_SET TASK_
Leave the pictures out. Return all other data exactly.

### COLLECTED MATERIAL ###

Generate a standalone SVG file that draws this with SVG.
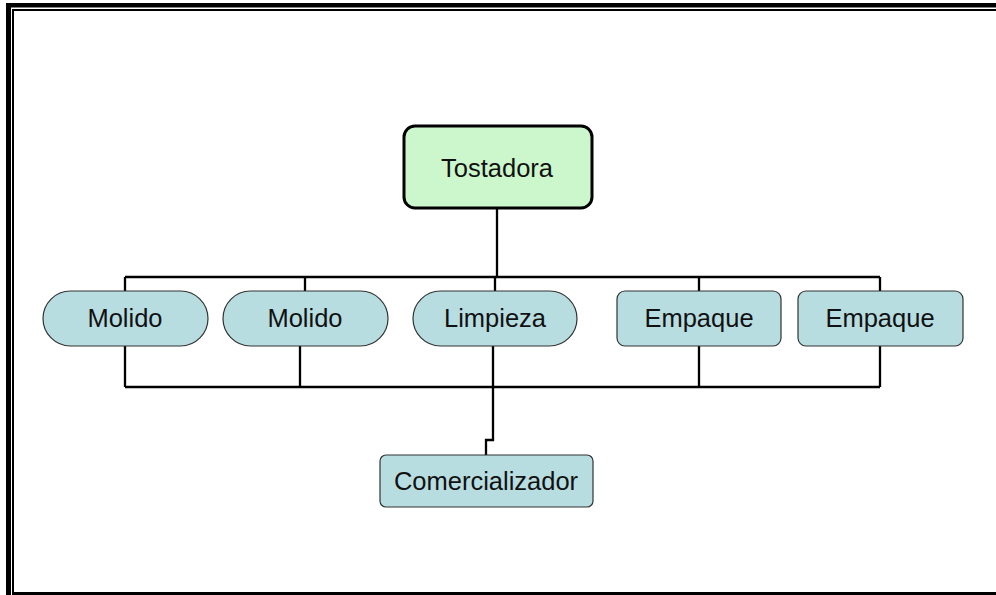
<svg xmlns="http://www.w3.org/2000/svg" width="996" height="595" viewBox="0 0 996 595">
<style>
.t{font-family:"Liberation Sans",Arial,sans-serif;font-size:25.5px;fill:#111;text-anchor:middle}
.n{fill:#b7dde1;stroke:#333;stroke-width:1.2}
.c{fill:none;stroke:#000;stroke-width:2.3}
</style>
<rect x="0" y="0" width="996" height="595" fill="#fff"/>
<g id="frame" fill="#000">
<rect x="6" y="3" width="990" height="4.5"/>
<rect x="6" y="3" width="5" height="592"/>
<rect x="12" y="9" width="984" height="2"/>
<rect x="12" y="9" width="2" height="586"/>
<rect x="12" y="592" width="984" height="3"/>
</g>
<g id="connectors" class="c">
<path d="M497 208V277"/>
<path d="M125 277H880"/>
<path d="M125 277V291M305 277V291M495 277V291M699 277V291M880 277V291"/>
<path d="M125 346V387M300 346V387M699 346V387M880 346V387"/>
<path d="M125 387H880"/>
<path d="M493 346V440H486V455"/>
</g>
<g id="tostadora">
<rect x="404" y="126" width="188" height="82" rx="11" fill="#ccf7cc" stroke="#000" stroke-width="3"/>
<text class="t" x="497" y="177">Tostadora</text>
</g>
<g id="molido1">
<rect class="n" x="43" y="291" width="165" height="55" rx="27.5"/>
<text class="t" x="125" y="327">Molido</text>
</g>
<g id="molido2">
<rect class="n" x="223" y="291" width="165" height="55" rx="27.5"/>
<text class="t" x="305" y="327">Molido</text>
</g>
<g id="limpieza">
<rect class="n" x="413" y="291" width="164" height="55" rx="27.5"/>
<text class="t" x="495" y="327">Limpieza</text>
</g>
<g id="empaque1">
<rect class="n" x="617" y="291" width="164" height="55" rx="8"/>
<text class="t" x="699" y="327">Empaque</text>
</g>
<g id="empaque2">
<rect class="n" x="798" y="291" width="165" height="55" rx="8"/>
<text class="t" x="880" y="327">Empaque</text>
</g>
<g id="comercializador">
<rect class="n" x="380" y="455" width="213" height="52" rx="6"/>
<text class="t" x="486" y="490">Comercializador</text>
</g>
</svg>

###

_TASK SOLUTION_
Generate a standalone SVG file that draws this with SVG.
<svg xmlns="http://www.w3.org/2000/svg" width="996" height="595" viewBox="0 0 996 595">
<style>
.t{font-family:"Liberation Sans",Arial,sans-serif;font-size:25.5px;fill:#111;text-anchor:middle}
.n{fill:#b7dde1;stroke:#333;stroke-width:1.2}
.c{fill:none;stroke:#000;stroke-width:2.3}
</style>
<rect x="0" y="0" width="996" height="595" fill="#fff"/>
<g id="frame" fill="#000">
<rect x="6" y="3" width="990" height="4.5"/>
<rect x="6" y="3" width="5" height="592"/>
<rect x="12" y="9" width="984" height="2"/>
<rect x="12" y="9" width="2" height="586"/>
<rect x="12" y="592" width="984" height="3"/>
</g>
<g id="connectors" class="c">
<path d="M497 208V277"/>
<path d="M125 277H880"/>
<path d="M125 277V291M305 277V291M495 277V291M699 277V291M880 277V291"/>
<path d="M125 346V387M300 346V387M699 346V387M880 346V387"/>
<path d="M125 387H880"/>
<path d="M493 346V440H486V455"/>
</g>
<g id="tostadora">
<rect x="404" y="126" width="188" height="82" rx="11" fill="#ccf7cc" stroke="#000" stroke-width="3"/>
<text class="t" x="497" y="177">Tostadora</text>
</g>
<g id="molido1">
<rect class="n" x="43" y="291" width="165" height="55" rx="27.5"/>
<text class="t" x="125" y="327">Molido</text>
</g>
<g id="molido2">
<rect class="n" x="223" y="291" width="165" height="55" rx="27.5"/>
<text class="t" x="305" y="327">Molido</text>
</g>
<g id="limpieza">
<rect class="n" x="413" y="291" width="164" height="55" rx="27.5"/>
<text class="t" x="495" y="327">Limpieza</text>
</g>
<g id="empaque1">
<rect class="n" x="617" y="291" width="164" height="55" rx="8"/>
<text class="t" x="699" y="327">Empaque</text>
</g>
<g id="empaque2">
<rect class="n" x="798" y="291" width="165" height="55" rx="8"/>
<text class="t" x="880" y="327">Empaque</text>
</g>
<g id="comercializador">
<rect class="n" x="380" y="455" width="213" height="52" rx="6"/>
<text class="t" x="486" y="490">Comercializador</text>
</g>
</svg>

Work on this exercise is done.